Vineyards on the dry hills in the Stags Leap District in Napa Valley
Vineyards at Cliff Lede in the Stags Leap District

At this point, winemakers have spent months coaxing those beautiful, picture-perfect clusters through bud break, fruit set, and veraison (the magical time where the grapes change color and ripen). They’ve managed the canopy, and by some miracle/mad skills, have managed to keep birds (and those pesky tourists) from eating all the precious grapes off the vines. Unlike most fruit, grapes don’t continue to ripen once picked (I’m looking at you, bananas and avocados), thus the decision of when to pick must be made at precisely the right moment. Winemakers will constantly sample grapes from around their vineyards, checking their pH and Brix (sugar measurement) until there’s a perfect balance between sugar, acid, and tannin. Your higher acid/low sugar content wines (usually sparkling and whites) are picked earlier. Sparkling wine producer, Mumm kicked off harvest this year on August 13th, and have been known to start as early as July (!!!), nearly three months before Napa red producers begin harvesting.


There are two harvest methods – hand harvest and mechanical harvest. While hand harvesting is backbreaking, labor-intensive work, it’s the preferred method for most winemakers (and the only option for many wineries whose vineyards grow along steep hillsides where mechanical harvesters can’t run). Harvest workers are experts in identifying clusters that are ripe and ready for harvest, as well as those that are damaged or underripe. Harvested clusters are then transported in shallow baskets or bins to avoid breaking the fragile skins (which can prematurely start fermentation – another reason harvest is often conducted overnight while temperatures are cooler).

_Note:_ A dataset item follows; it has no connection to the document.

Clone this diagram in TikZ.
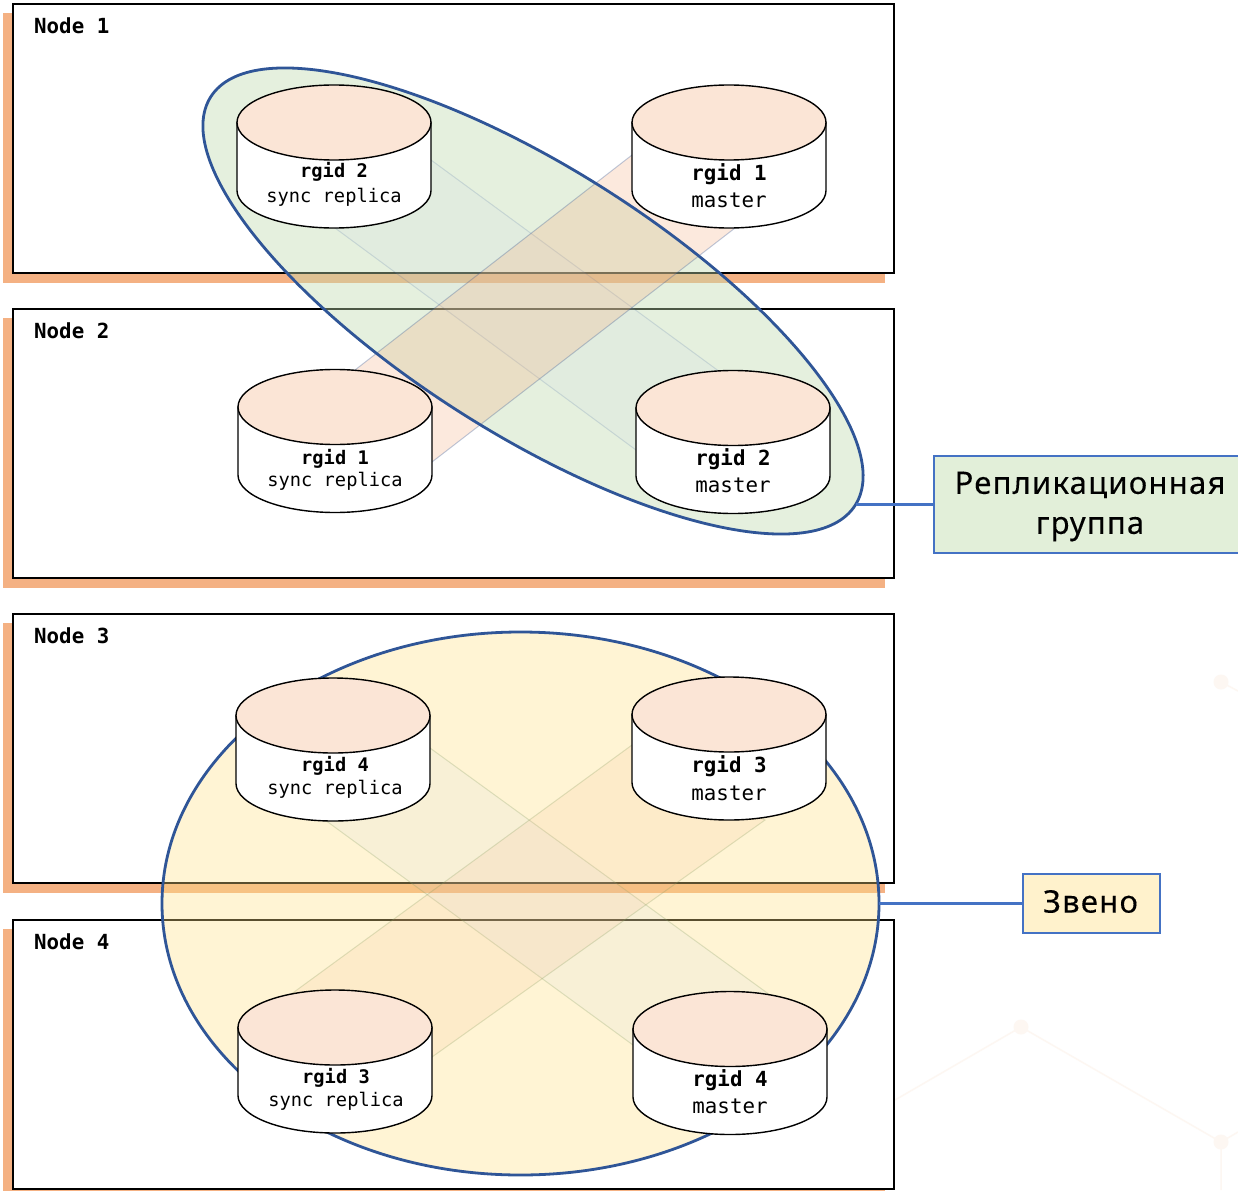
\documentclass[tikz,border=0pt]{standalone}
\usepackage{fontspec}
\usetikzlibrary{shapes.geometric}
\setmonofont{DejaVu Sans Mono}
\newfontfamily\capfont[LetterSpace=4,FakeBold=0.25]{Noto Sans}
\definecolor{stripc}{HTML}{F4B183}
\definecolor{peach}{HTML}{FBE5D6}
\definecolor{frameb}{HTML}{2F5597}
\definecolor{linkb}{HTML}{4472C4}
\definecolor{lgreen}{HTML}{E2EFD9}
\definecolor{lyellow}{HTML}{FFF2CC}
\definecolor{ggreen}{HTML}{BFDBAD}
\definecolor{gyellow}{HTML}{FFE285}
\definecolor{wmark}{HTML}{FDF7F2}
\definecolor{olivel}{HTML}{7F9A5A}
\tikzset{
  x=1pt,y=-1pt,
  strip/.style={fill=stripc,draw=none},
  hostbox/.style={draw=black,line width=1.7pt,fill=white,minimum width=881pt,minimum height=269pt,inner sep=0pt},
  hostlabel/.style={anchor=west,inner sep=0pt,font=\ttfamily\bfseries\fontsize{20.8}{24}\selectfont},
  bandp/.style={fill=stripc,fill opacity=.27,draw=frameb,draw opacity=.3,line width=1pt},
  bandb/.style={fill=linkb!35,fill opacity=.1,draw=frameb,draw opacity=.16,line width=1pt},
  bandpl/.style={fill=stripc,fill opacity=.13,draw=olivel,draw opacity=.25,line width=1pt},
  bandbl/.style={fill=linkb!35,fill opacity=.1,draw=olivel,draw opacity=.25,line width=1pt},
  greenell/.style={ellipse,inner sep=0pt,fill=ggreen,fill opacity=.4,draw=none},
  yellowell/.style={ellipse,inner sep=0pt,fill=gyellow,fill opacity=.35,draw=none},
  ellline/.style={draw=frameb,line width=2.8pt},
  cylbody/.style={draw=black,line width=1.4pt,fill=white},
  cyltop/.style={draw=black,line width=1.4pt,fill=peach},
  rtext/.style={align=center,inner sep=0pt},
  callout/.style={draw=linkb,line width=1.8pt,inner sep=0pt},
  calltext/.style={inner sep=0pt,align=center,font=\capfont\fontsize{31}{40}\selectfont},
  linkline/.style={draw=linkb,line width=2.6pt},
  wm/.style={draw=wmark,line width=1.5pt},
  wmdot/.style={fill=wmark,draw=none}
}
% #1 name, #2 left, #3 top, #4 rgid text, #5 role, #6 size, #7 y of first line, #8 y of second line, #9 x offset of text
\newcommand{\dbcyl}[9]{%
  \path[cylbody] (#2,#3+37.5) -- (#2,#3+105.5) arc[start angle=180,end angle=360,x radius=97pt,y radius=37.5pt] -- (#2+194,#3+37.5) -- cycle;
  \path[cyltop] (#2+97,#3+37.5) ellipse[x radius=97pt,y radius=37.5pt];
  \node[rtext,font=\ttfamily\bfseries\fontsize{#6}{#6}\selectfont] (#1a) at (#2+97+#9,#3+#7) {#4};
  \node[rtext,font=\ttfamily\fontsize{#6}{#6}\selectfont] (#1b) at (#2+97+#9,#3+#8) {#5};
}
\begin{document}
\begin{tikzpicture}
\clip (0,0) rectangle (1238,1190);
\fill[white] (0,0) rectangle (1238,1190);
% faint background marks
\draw[wm] (1021,1027) -- (1221,1142) -- (1221,1190);
\draw[wm] (895,1100) -- (1021,1027);
\draw[wm] (1221,1142) -- (1238,1132);
\draw[wm] (1221,682) -- (1238,691);
\fill[wmdot] (1021,1027) circle[radius=7.5pt];
\fill[wmdot] (1221,1142) circle[radius=7.5pt];
\fill[wmdot] (1221,682) circle[radius=7.5pt];
% shadows
\fill[strip] (3,13) rectangle (885,283);
\fill[strip] (3,318) rectangle (885,588);
\fill[strip] (3,623) rectangle (885,893);
\fill[strip] (3,929) rectangle (885,1200);
% hosts
\node[hostbox] (n1) at (453.5,138.5) {};
\node[hostbox] (n2) at (453.5,443.5) {};
\node[hostbox] (n3) at (453.5,748.5) {};
\node[hostbox] (n4) at (453.5,1054.5) {};
\node[hostlabel] (n1t) at (34,26) {Node 1};
\node[hostlabel] (n2t) at (34,331) {Node 2};
\node[hostlabel] (n3t) at (34,636) {Node 3};
\node[hostlabel] (n4t) at (34,942) {Node 4};
% groups and replication bands
\node[greenell,rotate=-32.35,minimum width=763pt,minimum height=266pt] (rg) at (533,301) {};
\path[bandb] (431,160) -- (720,372) -- (636,450) -- (335,228) -- cycle;
\path[bandp] (632,155) -- (355,370) -- (432,462) -- (735,228) -- cycle;
\draw[ellline,rotate around={-32.35:(533,301)}] (533,301) ellipse[x radius=381.5pt,y radius=133pt];
\node[yellowell,minimum width=717pt,minimum height=543pt] (zv) at (520.5,903.5) {};
\path[bandbl] (430,748) -- (770,995) -- (633,1045) -- (325,820) -- cycle;
\path[bandpl] (632,745) -- (290,995) -- (432,1057) -- (765,820) -- cycle;
\draw[ellline] (520.5,903.5) ellipse[x radius=358.5pt,y radius=271.5pt];
% cylinders
\dbcyl{a}{237}{85}{rgid 2}{sync replica}{18.7}{87}{112}{0}
\dbcyl{b}{632}{85}{rgid 1}{master}{20.8}{89}{115}{0}
\dbcyl{c}{238}{369.5}{rgid 1}{sync replica}{18.7}{89}{112}{0}
\dbcyl{d}{636}{370.5}{rgid 2}{master}{20.8}{89}{115}{0}
\dbcyl{e}{236}{678}{rgid 4}{sync replica}{18.7}{88}{111}{2}
\dbcyl{f}{632}{677}{rgid 3}{master}{20.8}{89}{116}{0}
\dbcyl{g}{238}{990}{rgid 3}{sync replica}{18.7}{88}{111}{1}
\dbcyl{h}{633}{991.5}{rgid 4}{master}{20.8}{89}{115}{0}
% callouts
\node[callout,fill=lgreen,minimum width=312pt,minimum height=97pt] (rl) at (1090,504.5) {};
\node[calltext] (rlt) at (1090,506.5) {Репликационная\\группа};
\node[callout,fill=lyellow,minimum width=137pt,minimum height=59pt] (zl) at (1091.5,903.5) {};
\node[calltext] (zlt) at (1090.5,901.5) {Звено};
\coordinate (rgend) at (856,504.5);
\draw[linkline] (rgend) -- (rl.west);
\draw[linkline] (zv.east) -- (zl.west);
\end{tikzpicture}
\end{document}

White cubic grape harvest crates with equipment at Biale in Oak Knoll
Harvest equipment at Robert Biale Vineyards

Mechanical harvesting is exactly what it sounds like – machines are used to harvest the grapes from the vines. While faster and cheaper, machines also have a tendency to pull in what is affectionately called ‘material other than grapes’ or MOG – leaves, canes, sticks, trellis pieces, food wrappers and trash, and yes, the occasional…creature. Machines are also not as gentle as human harvesters, and are unable to distinguish unripe or rotten clusters. It should go without saying that the sorting table is *very* important for mechanically harvested grapes.


Old School
Crush machine with purple wine grape juice at Biale in Napa Valley
New School

At this point, the grapes are sorted, de-stemmed, and crushed – the process with which the juice is released from the berries. You may be familiar with the foot-stomp method of crushing (though the wine you buy these days definitely hasn’t had any feet in it, thank goodness). All grape juice is actually clear regardless of grape color. Skin contact with the juice imparts the color you see in the final product. For this reason, many winemakers will choose to skip the crush step going right to the press with whole clusters (which completely avoids any contact of juice with skins/stems by separating them immediately).